Virginia’s largest school system, the progressive Fairfax County Public Schools, encouraged teachers to apply critical race theory. The Washington Times reported that a “slide presentation” in 2021 “instructed social studies teachers in Fairfax County Public Schools that ‘critical race theory is a frame’ for their work.”
The progressive Arlington County schools have students read books by critical race theorists such as Ibram Kendi. Arlington distributed hundreds of copies of Ibram Kendi’s book Stamped to students at Wakefield High School. The book contains many errors and celebrates a Marxist anti-Semite. It also peddles conspiracy theories and is dismissive about Martin Luther King and Frederick Douglass. At Arlington’s Washington-Lee High School, most students in 9th grade English were assigned to read either Stamped or a much longer book that would require more work to read. Virtually all students chose to read Stamped as a result.
The Loudoun County, VA public schools paid a contractor to train their staff in critical race theory, giving it $3,125 to conduct “Critical Race Theory Development.”

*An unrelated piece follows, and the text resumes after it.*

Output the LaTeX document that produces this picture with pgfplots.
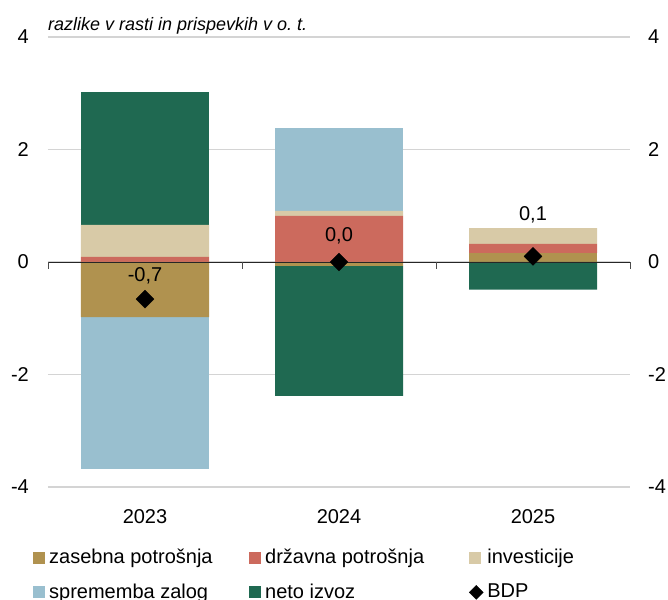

Under Democratic governor Ralph Northam, Virginia’s official “Roadmap to Equity” published by its Department of Education in 2020 thanked critical race theorist “Dr. Ibram X. Kendi” in its acknowledgments section, as having “informed the development of the EdEquityVA Framework.” Kendi says he was “inspired by critical race theory,” and that he cannot “imagine a pathway to” his teachings “that does not engage CRT.”